During the first week of February 2020, the participating schools were holding their second APTT meeting of the year. These second meetings allowed parents to review their child’s progress since the first APTT meeting, understand a new foundational skill that their child is learning at school, and to see what their child’s progress in this foundational skill is. At James G. Blaine Academics Plus in North Philadelphia, Kindergarten teachers Ms. Jones and Mrs. Brower taught their parents a foundational kindergarten literacy skill, which is to identify the beginning (first) sound when shown a picture or a word. If shown to them, Kindergarten students should be able to identify the sound of a given letter. Ms. Jones and Mrs. Brower explained that this letter-sound fluency is important because it shows that the child can match sounds to letters, can quickly identify sounds, and can help students read words that are more difficult.

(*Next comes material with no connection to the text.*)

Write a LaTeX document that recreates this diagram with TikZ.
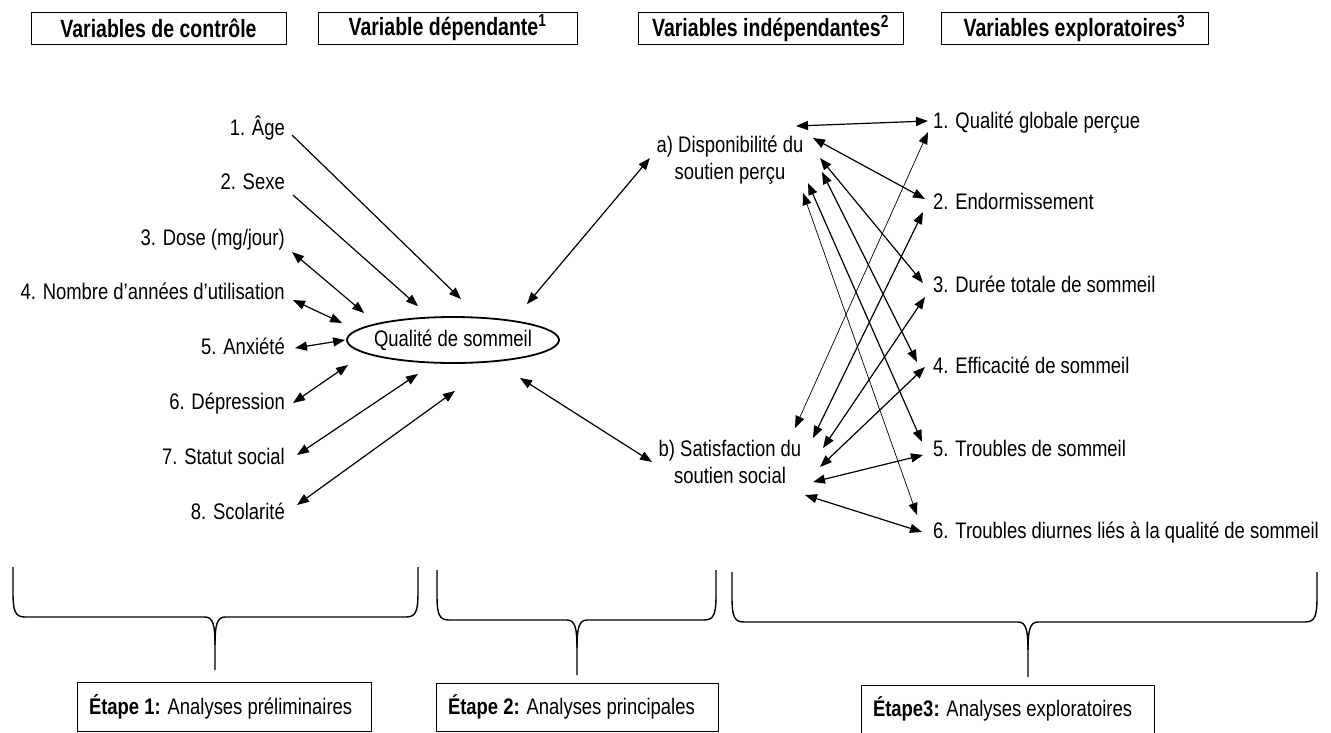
\documentclass[tikz,border=0pt]{standalone}
\usepackage{fontspec}
\setmainfont{Liberation Sans}[FakeStretch=0.82]
\newfontfamily\hdfont{Liberation Sans}[FakeStretch=0.78]
\usetikzlibrary{arrows.meta,shapes.geometric,calc}
\newcommand\labfont{\fontsize{22.5}{27}\selectfont}
\newcommand\hdrfont{\hdfont\bfseries\fontsize{25}{28}\selectfont}
\newcommand\drawbrace[6]{%
  \draw[bracel] (#1,#3) -- (#1,{#4-25}) .. controls (#1,{#4-6}) and ({#1+2},#4) .. ({#1+12},#4)
    -- ({#5-10},#4) .. controls ({#5-2},#4) and (#5,{#4+8}) .. (#5,{#4+28}) -- (#5,#6);
  \draw[bracel] (#2,#3) -- (#2,{#4-25}) .. controls (#2,{#4-6}) and ({#2-2},#4) .. ({#2-12},#4)
    -- ({#5+10},#4) .. controls ({#5+2},#4) and (#5,{#4+8}) .. (#5,{#4+28});
}
\tikzset{
  lab/.style={font=\labfont, inner sep=0pt, text height=16.5pt, text depth=4.5pt},
  twol/.style={font=\labfont, inner sep=0pt, align=center},
  hdr/.style={draw, line width=0.9pt, font=\hdrfont, minimum height=32pt, inner sep=0pt},
  sbox/.style={draw, line width=0.8pt, font=\labfont, inner xsep=12pt, inner ysep=0pt, align=flush left},
  arr/.style={line width=1.2pt, -{Triangle[length=12pt,width=9pt]}},
  darr/.style={line width=1.2pt, {Triangle[length=12pt,width=9pt]}-{Triangle[length=12pt,width=9pt]}},
  thinl/.style={line width=0.7pt},
  bracel/.style={line width=1.4pt}
}
\begin{document}
\begin{tikzpicture}[x=1pt,y=-1pt]
\useasboundingbox (0,0) rectangle (1331,732);
% headers
\node[hdr, minimum width=255pt] (h1) at (158.5,28) {Variables de contrôle};
\node[hdr, minimum width=259pt] (h2) at (447.5,28) {Variable dépendante\textsuperscript{1}};
\node[hdr, minimum width=265pt] (h3) at (770.5,28) {Variables indépendantes\textsuperscript{2}};
\node[hdr, minimum width=267pt] (h4) at (1074.5,28) {Variables exploratoires\textsuperscript{3}};
% left labels
\node[lab, anchor=east] (l1) at (285,129) {1. Âge};
\node[lab, anchor=east] (l2) at (285,183) {2. Sexe};
\node[lab, anchor=east] (l3) at (285,239) {3. Dose (mg/jour)};
\node[lab, anchor=east] (l4) at (285,293) {4. Nombre d’années d’utilisation};
\node[lab, anchor=east] (l5) at (285,348) {5. Anxiété};
\node[lab, anchor=east] (l6) at (285,403) {6. Dépression};
\node[lab, anchor=east] (l7) at (285,458) {7. Statut social};
\node[lab, anchor=east] (l8) at (285,513) {8. Scolarité};
% ellipse
\node[draw, ellipse, line width=1.8pt, minimum width=212pt, minimum height=46pt, inner sep=0pt, font=\labfont] (q) at (453,340) {\makebox[0pt]{Qualité de sommeil}};
% independent
\node[twol] (a) at (730,160) {a) Disponibilité du\\soutien perçu};
\node[twol] (b) at (730,462) {b) Satisfaction du\\soutien social};
% right labels
\node[lab, anchor=west] (r1) at (933,122) {1. Qualité globale perçue};
\node[lab, anchor=west] (r2) at (933,203) {2. Endormissement};
\node[lab, anchor=west] (r3) at (933,286) {3. Durée totale de sommeil};
\node[lab, anchor=west] (r4) at (933,367) {4. Efficacité de sommeil};
\node[lab, anchor=west] (r5) at (933,450) {5. Troubles de sommeil};
\node[lab, anchor=west] (r6) at (933,532) {6. Troubles diurnes liés à la qualité de sommeil};
% left arrows
\draw[arr] ($(l1.east)+(7,6)$) -- ($(q.north)+(8,-17)$);
\draw[arr] ($(l2.east)+(8,12)$) -- ($(q.north)+(-35,-10)$);
\draw[darr] ($(l3.east)+(7,13)$) -- ($(q.west)+(18,-27)$);
\draw[darr] ($(l4.east)+(8,7)$) -- ($(q.west)+(-4,-17)$);
\draw[darr] ($(l5.east)+(10,0)$) -- ($(q.west)+(-1,0)$);
\draw[darr] ($(l6.east)+(8,0)$) -- ($(q.west)+(2,25)$);
\draw[darr] ($(l7.east)+(12,-3)$) -- ($(q.south)+(-35,10)$);
\draw[darr] ($(l8.east)+(12,-8)$) -- ($(q.south)+(2,27)$);
% center arrows
\draw[darr] ($(q.north)+(74,-12)$) -- ($(a.center)+(-80,-2)$);
\draw[darr] ($(q.south)+(67,14)$) -- ($(b.center)+(-78,0)$);
% right arrows
\draw[darr] ($(a.center)+(66,-34)$) -- ($(r1.west)+(-5,-1)$);
\draw[darr] ($(a.center)+(83,-22)$) -- ($(r2.west)+(-8,-4)$);
\draw[darr] ($(a.center)+(90,-2)$) -- ($(r3.west)+(-10,-3)$);
\draw[darr] ($(a.center)+(92,12)$) -- ($(r4.west)+(-16,-5)$);
\draw[darr] ($(a.center)+(78,23)$) -- ($(r5.west)+(-11,-8)$);
\draw[darr,thinl] ($(a.center)+(73,33)$) -- ($(r6.west)+(-16,-17)$);
\draw[darr,thinl] ($(b.center)+(65,-34)$) -- ($(r1.west)+(-5,10)$);
\draw[darr] ($(b.center)+(83,-24)$) -- ($(r2.west)+(-10,9)$);
\draw[darr] ($(b.center)+(93,-14)$) -- ($(r3.west)+(-8,11)$);
\draw[darr] ($(b.center)+(90,5)$) -- ($(r4.west)+(-8,0)$);
\draw[darr] ($(b.center)+(83,20)$) -- ($(r5.west)+(-10,5)$);
\draw[darr] ($(b.center)+(75,33)$) -- ($(r6.west)+(-11,0)$);
% braces
\drawbrace{13}{418}{567}{617}{215}{670}
\drawbrace{437}{716}{570}{620}{577}{675}
\drawbrace{732}{1317}{572}{622}{1028}{677}
% stage boxes
\node[sbox, minimum width=294pt, minimum height=49pt, text width=270pt] (s1) at (224,706.5) {\mbox{\textbf{Étape 1:} Analyses préliminaires}};
\node[sbox, minimum width=282pt, minimum height=48pt, text width=258pt] (s2) at (577,707) {\mbox{\textbf{Étape 2:} Analyses principales}};
\node[sbox, minimum width=293pt, minimum height=48pt, text width=269pt] (s3) at (1007.5,709) {\mbox{\textbf{Étape3:} Analyses exploratoires}};
\end{tikzpicture}
\end{document}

After explaining the foundational literacy skill and the importance of it, Ms. Jones and Mrs. Brower showed the parents their child’s data of letter-sound fluency. As the parents looked at the anonymously listed class data, one parent noted that it looks like many children are struggling with letter-sound fluency across the board, so this seems like a skill that parents need to focus on together. Parents were then able to share ideas with one another about how to apply these literacy skills in real life. The parents in the meeting shared valuable thoughts such as making their child read the letters in signs on the street, putting captions on the television, and more. A very valuable part of this APTT meeting when the teachers taught the parents games to practice this letter-sound fluency with their children. After learning games such as a memory card game, the teachers helped parents make goals for their children depending on the data that they were seeing about their children.

In a third-grade context at Francis Scott Key School in South Philadelphia, Bilingual Counseling Assistants (BCAs) were available to help translate the APTT meeting for parents in various languages. Similar to the structure of the Kindergarten APTT meeting over at Blaine, a third-grade APTT meeting at Key started with teacher Mr. Lovannoni introducing an icebreaker so that parents could get to know one another better. At the first APTT meeting, parents learned the list of 400 words that students need to know by the end of the year (sight word fluency). At this second APTT meeting, parents were able to learn how sight word fluency has grown for each student. Mr. Lovannoni celebrated the individual growth of every single student in the class.

After showing the growth and progress of students since the first APTT meeting, Mr. Lovannoni introduced one new foundational math skill as well as a literacy skill. He explained that students have been learning all about space and a foundation skill they need to know is 48 different space-related words and their definitions. He showed his parents the data about how many vocabulary words each student currently knows. Mr. Lovannoni then taught his parents a Bingo Game using these vocabulary words that the parents could take home to play and reinforce with their children. At the end of the meeting, parents had the opportunity to set a goal for their child about how many vocabulary words he could learn: “Today my child knows ___ vocabulary words and definitions. To help my child reach the goal, ___ will practice with my child. By the next APTT meeting, I want my child to know ___ vocabulary words and definitions.”

Whether in a Kindergarten classroom at James G. Blaine Academics Plus or a third-grade classroom at Francis Scott Key School, the overall structure of these APTT meetings stay the same–the content and foundational skills are what vary by grade and subject. In traditional report card conferences, it can be hard to see parents so engaged, playing games with one another, and even having fun. However, we can see how parents can gain valuable skills to help their children at home so that parents, teachers, and students can all be on the same page!